The study analyzed the influence of surface modification of Monel^® Alloy 400 material on the properties obtained. A diffusion borided layer was produced and then processed with a diode laser. Following conclusions were drawn from the studies:

• A diffusion borided layer produced on Monel^® Alloy 400 was characterized by fine needle-like microstructure of nickel borides at the surface, under which there was a solution zone enriched with boron.
• Microhardness of the diffusion boron layer ranged from 1400 HV0.05 in the sub-surface zone to 1100 HV0.05 in the zone near the substrate. Laser processing contributed to microhardness reduction. It was found that microhardness decreased with a decrease in scanning speed. Using the highest scanning speed, a microhardness of around 1050 HV0.05 was achieved, while at the lowest scanning speed of 600 it was HV0.05.
• As a result of remelting the borided layer with a laser beam, the microstructure of the remelted zone was composed of boron-nickel eutectic with nickel boride phases Ni₃B, Ni₂B and Ni₄B₃.
• Both diffusion boriding and laser modification contributed to increased corrosion resistance and friction wear resistance compared to the properties of untreated Monel^® Alloy 400 material.

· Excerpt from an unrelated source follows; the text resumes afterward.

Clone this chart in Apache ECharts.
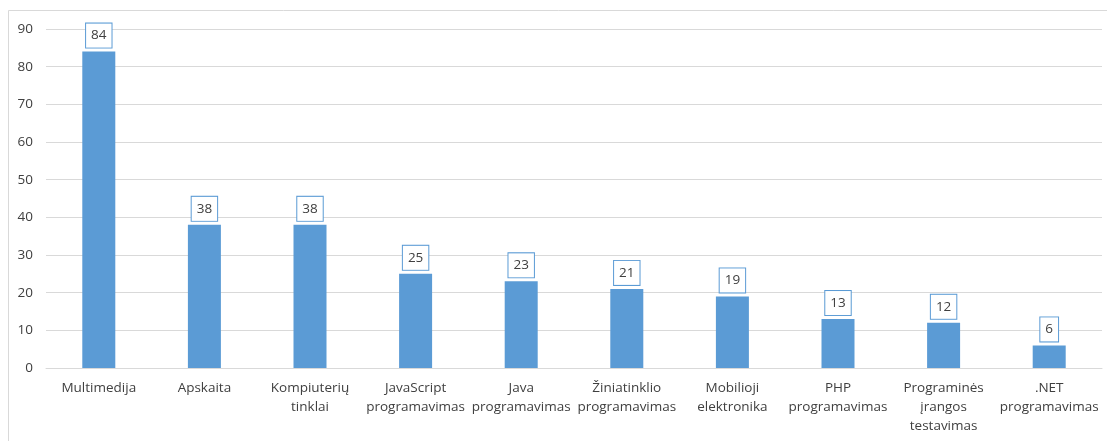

• Laser processing of the diffusion borided layer on Monel^® Alloy 400 leads to a reduction in mechanical and physicochemical properties (corrosion resistance, wear resistance) compared to the diffusion borided layer. It should be emphasized, however, that the boron layer after laser processing was much thicker than the diffusion layer. At the same time, such a layer is less prone to cracking due to lower brittleness, which means that it can be used in selected applications.